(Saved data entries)
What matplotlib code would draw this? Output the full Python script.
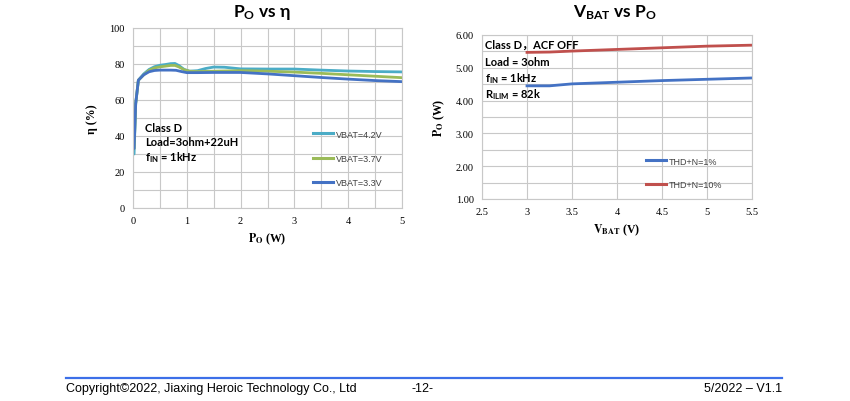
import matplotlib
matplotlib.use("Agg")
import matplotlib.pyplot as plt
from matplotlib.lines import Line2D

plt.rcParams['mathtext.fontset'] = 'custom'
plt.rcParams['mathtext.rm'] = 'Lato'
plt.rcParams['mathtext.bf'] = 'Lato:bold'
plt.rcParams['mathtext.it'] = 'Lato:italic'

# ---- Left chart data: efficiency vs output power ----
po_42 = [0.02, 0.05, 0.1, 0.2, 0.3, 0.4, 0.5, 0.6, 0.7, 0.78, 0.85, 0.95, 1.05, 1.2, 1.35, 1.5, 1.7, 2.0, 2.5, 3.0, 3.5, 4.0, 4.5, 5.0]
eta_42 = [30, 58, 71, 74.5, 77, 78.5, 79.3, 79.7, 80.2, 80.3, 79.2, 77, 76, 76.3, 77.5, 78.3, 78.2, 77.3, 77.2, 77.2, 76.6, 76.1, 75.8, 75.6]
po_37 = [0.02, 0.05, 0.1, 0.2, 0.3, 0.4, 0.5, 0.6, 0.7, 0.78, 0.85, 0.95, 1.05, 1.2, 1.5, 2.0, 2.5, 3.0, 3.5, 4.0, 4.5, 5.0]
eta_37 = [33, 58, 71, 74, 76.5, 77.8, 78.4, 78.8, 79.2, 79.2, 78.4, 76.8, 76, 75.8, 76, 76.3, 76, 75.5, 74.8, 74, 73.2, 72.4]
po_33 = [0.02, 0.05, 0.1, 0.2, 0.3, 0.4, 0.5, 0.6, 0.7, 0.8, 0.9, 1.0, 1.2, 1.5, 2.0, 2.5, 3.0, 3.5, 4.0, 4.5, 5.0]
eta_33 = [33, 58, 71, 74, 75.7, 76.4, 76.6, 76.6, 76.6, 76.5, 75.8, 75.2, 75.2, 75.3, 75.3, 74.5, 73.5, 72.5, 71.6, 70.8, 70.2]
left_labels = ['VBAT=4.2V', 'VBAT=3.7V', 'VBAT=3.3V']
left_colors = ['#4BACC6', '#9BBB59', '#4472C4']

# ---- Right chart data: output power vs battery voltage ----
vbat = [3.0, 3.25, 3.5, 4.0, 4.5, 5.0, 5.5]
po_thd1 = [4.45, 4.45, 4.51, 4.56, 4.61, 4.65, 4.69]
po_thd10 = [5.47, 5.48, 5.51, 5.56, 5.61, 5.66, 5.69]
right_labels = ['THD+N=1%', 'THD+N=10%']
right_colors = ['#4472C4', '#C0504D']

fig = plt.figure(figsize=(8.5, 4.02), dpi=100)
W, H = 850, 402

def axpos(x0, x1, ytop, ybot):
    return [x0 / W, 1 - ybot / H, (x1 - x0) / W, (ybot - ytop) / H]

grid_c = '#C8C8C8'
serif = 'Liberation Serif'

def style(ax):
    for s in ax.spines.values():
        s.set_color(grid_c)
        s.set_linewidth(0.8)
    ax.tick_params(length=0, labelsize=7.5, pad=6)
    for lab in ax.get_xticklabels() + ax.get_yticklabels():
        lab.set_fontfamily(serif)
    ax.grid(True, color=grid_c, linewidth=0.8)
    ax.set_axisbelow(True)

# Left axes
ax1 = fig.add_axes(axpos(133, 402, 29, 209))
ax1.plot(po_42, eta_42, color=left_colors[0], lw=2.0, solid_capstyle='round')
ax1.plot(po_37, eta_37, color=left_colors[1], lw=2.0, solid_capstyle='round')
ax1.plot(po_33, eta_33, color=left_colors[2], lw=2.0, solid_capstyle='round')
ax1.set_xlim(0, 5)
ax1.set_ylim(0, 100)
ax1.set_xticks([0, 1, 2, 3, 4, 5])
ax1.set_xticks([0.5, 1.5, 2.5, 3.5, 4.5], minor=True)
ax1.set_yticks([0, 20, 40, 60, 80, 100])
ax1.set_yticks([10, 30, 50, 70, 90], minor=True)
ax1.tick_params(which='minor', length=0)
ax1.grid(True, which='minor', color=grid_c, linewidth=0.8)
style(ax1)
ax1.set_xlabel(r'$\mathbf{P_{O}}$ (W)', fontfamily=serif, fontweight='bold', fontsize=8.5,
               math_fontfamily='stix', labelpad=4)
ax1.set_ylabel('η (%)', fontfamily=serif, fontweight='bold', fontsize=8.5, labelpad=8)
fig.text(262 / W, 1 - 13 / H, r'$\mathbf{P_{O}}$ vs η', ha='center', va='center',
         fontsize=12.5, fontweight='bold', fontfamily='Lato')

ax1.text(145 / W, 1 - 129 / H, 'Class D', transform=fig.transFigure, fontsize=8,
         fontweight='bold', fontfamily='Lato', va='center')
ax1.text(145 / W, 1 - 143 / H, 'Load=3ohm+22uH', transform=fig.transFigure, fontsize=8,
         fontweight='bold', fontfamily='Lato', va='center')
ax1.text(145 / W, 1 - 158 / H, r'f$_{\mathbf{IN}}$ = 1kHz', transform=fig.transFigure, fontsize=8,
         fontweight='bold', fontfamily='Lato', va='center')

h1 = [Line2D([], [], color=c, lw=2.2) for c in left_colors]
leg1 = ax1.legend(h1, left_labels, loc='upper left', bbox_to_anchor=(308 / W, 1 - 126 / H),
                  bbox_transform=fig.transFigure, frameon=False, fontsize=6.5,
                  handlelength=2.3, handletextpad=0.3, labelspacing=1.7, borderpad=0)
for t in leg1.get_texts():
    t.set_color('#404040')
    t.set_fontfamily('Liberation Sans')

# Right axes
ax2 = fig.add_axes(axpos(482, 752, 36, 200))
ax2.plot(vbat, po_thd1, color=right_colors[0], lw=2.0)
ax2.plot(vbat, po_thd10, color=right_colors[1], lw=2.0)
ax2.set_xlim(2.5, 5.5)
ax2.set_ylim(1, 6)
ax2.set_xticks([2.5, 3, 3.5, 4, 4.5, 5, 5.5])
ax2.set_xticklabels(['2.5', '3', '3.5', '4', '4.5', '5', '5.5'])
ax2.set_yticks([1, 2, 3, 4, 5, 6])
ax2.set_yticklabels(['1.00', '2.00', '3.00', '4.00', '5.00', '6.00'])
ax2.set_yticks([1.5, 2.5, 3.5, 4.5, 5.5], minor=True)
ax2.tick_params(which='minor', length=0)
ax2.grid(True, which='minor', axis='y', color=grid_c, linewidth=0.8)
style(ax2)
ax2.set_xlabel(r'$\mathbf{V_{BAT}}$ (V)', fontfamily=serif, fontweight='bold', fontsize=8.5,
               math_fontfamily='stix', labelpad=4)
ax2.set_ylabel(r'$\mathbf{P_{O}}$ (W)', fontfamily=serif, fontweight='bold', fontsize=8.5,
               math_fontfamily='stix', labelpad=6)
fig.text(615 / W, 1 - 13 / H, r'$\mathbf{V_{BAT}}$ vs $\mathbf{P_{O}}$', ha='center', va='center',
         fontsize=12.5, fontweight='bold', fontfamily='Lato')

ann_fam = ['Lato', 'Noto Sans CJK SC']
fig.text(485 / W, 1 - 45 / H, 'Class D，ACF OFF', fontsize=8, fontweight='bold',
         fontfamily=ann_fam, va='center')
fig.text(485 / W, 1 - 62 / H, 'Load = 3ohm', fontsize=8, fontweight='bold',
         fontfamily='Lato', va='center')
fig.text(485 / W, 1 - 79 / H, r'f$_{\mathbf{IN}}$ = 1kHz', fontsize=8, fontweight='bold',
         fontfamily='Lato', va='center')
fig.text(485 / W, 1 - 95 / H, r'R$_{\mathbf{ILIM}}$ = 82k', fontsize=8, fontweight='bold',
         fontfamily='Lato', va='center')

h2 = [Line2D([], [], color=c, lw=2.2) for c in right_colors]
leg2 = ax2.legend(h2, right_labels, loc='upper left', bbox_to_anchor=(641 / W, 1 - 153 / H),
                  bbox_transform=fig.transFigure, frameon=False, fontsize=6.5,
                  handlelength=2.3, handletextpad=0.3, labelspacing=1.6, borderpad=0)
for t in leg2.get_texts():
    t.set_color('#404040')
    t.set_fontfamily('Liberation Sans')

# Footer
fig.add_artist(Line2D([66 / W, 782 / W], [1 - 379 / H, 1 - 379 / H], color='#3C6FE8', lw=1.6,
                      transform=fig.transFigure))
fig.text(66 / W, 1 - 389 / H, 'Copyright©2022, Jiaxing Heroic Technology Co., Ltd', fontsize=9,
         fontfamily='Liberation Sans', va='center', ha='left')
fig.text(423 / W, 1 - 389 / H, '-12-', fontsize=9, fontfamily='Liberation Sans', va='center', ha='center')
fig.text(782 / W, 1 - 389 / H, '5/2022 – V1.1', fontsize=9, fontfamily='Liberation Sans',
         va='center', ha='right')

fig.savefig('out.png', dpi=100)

...

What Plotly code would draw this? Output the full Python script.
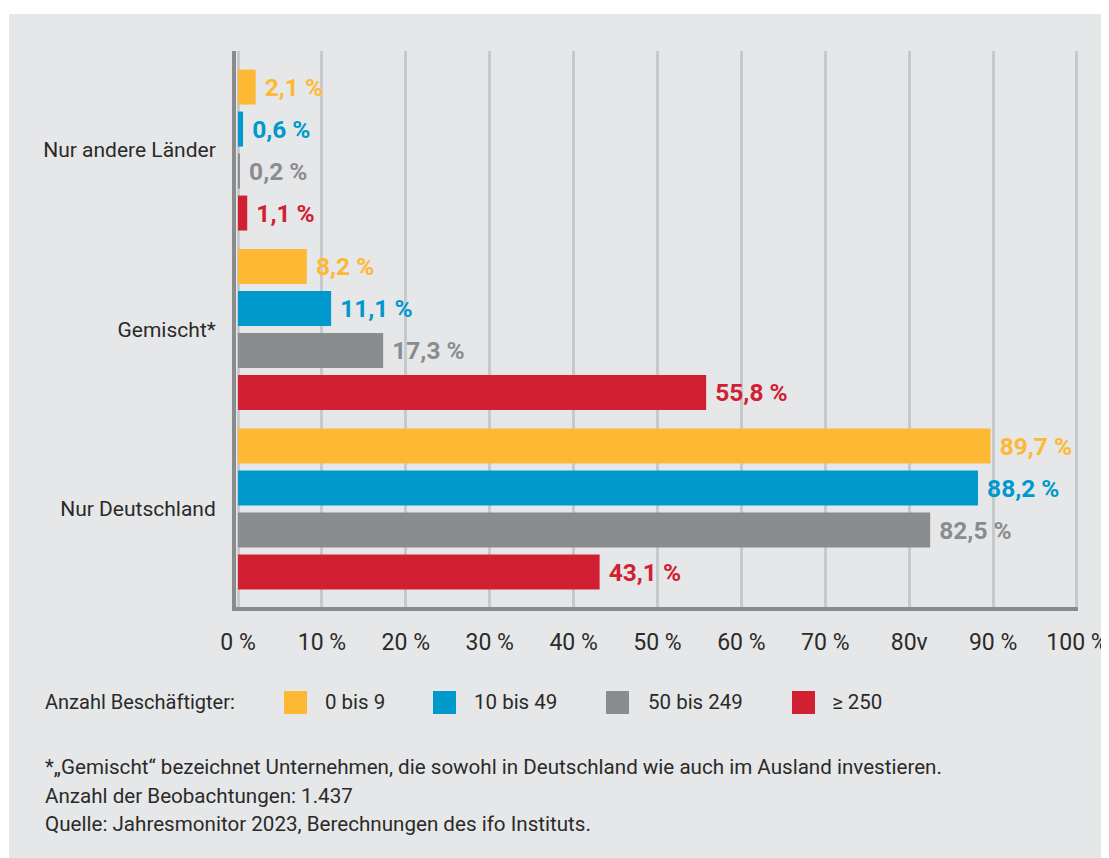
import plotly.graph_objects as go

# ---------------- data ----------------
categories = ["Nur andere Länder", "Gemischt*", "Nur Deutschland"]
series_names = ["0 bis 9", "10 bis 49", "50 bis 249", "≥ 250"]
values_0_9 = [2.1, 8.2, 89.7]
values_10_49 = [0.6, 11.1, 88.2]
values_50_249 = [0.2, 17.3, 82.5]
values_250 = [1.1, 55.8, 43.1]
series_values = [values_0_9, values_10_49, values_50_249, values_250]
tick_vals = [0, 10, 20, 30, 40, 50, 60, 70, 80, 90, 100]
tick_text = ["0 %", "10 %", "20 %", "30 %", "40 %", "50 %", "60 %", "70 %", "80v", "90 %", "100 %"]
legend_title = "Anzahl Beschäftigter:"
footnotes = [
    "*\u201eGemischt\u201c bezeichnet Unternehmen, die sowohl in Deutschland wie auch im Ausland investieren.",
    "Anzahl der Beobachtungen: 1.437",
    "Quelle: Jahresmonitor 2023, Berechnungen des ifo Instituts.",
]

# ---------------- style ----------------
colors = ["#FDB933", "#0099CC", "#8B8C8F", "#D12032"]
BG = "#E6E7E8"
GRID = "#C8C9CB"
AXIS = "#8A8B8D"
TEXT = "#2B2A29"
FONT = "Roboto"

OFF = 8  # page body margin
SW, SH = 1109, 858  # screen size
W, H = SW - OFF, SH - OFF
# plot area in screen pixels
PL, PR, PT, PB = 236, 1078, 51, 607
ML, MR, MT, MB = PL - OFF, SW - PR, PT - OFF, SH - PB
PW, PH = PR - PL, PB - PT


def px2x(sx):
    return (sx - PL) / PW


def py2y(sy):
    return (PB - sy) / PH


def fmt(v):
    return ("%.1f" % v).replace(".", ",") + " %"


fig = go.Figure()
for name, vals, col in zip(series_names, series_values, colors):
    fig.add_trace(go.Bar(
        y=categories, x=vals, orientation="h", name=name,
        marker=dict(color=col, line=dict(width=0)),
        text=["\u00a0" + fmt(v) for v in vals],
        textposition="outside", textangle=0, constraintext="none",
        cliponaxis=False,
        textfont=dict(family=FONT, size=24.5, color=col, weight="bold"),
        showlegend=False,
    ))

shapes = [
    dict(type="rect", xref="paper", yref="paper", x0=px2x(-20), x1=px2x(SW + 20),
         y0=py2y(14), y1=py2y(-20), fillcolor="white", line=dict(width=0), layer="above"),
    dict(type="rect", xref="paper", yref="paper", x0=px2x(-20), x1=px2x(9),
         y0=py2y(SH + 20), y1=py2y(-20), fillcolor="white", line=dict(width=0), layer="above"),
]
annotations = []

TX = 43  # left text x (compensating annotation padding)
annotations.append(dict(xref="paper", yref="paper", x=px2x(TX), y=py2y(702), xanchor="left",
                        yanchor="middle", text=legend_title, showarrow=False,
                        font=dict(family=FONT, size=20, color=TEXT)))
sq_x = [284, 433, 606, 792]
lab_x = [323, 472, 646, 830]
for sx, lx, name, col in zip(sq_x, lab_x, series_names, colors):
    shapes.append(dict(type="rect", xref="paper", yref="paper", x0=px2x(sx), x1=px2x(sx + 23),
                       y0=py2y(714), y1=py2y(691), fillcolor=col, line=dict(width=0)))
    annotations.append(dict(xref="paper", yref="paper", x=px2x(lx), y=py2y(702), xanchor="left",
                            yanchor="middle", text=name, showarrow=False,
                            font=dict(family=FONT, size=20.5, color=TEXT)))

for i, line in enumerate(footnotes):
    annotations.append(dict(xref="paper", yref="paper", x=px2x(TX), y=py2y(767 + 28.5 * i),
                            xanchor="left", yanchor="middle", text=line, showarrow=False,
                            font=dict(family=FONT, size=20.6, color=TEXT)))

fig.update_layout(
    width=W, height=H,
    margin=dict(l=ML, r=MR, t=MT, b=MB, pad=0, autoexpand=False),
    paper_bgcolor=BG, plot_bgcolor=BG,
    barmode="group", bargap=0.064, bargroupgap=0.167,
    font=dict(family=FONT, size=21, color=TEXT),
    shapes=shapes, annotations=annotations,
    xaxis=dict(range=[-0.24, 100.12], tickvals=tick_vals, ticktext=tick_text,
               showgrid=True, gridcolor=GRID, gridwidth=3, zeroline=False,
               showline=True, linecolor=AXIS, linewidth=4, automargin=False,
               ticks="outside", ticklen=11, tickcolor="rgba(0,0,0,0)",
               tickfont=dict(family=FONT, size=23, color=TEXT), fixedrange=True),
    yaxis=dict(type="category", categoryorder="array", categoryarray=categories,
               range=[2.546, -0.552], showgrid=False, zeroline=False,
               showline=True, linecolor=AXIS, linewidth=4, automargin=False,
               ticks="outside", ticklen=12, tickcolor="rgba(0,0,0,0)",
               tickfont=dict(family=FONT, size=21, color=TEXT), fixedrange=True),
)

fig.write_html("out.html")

EXERCISE
Lines containing the string "Python" are to be selected and copied.

OUTPUT
What matplotlib code would draw this? Output the full Python script.
What Plotly code would draw this? Output the full Python script.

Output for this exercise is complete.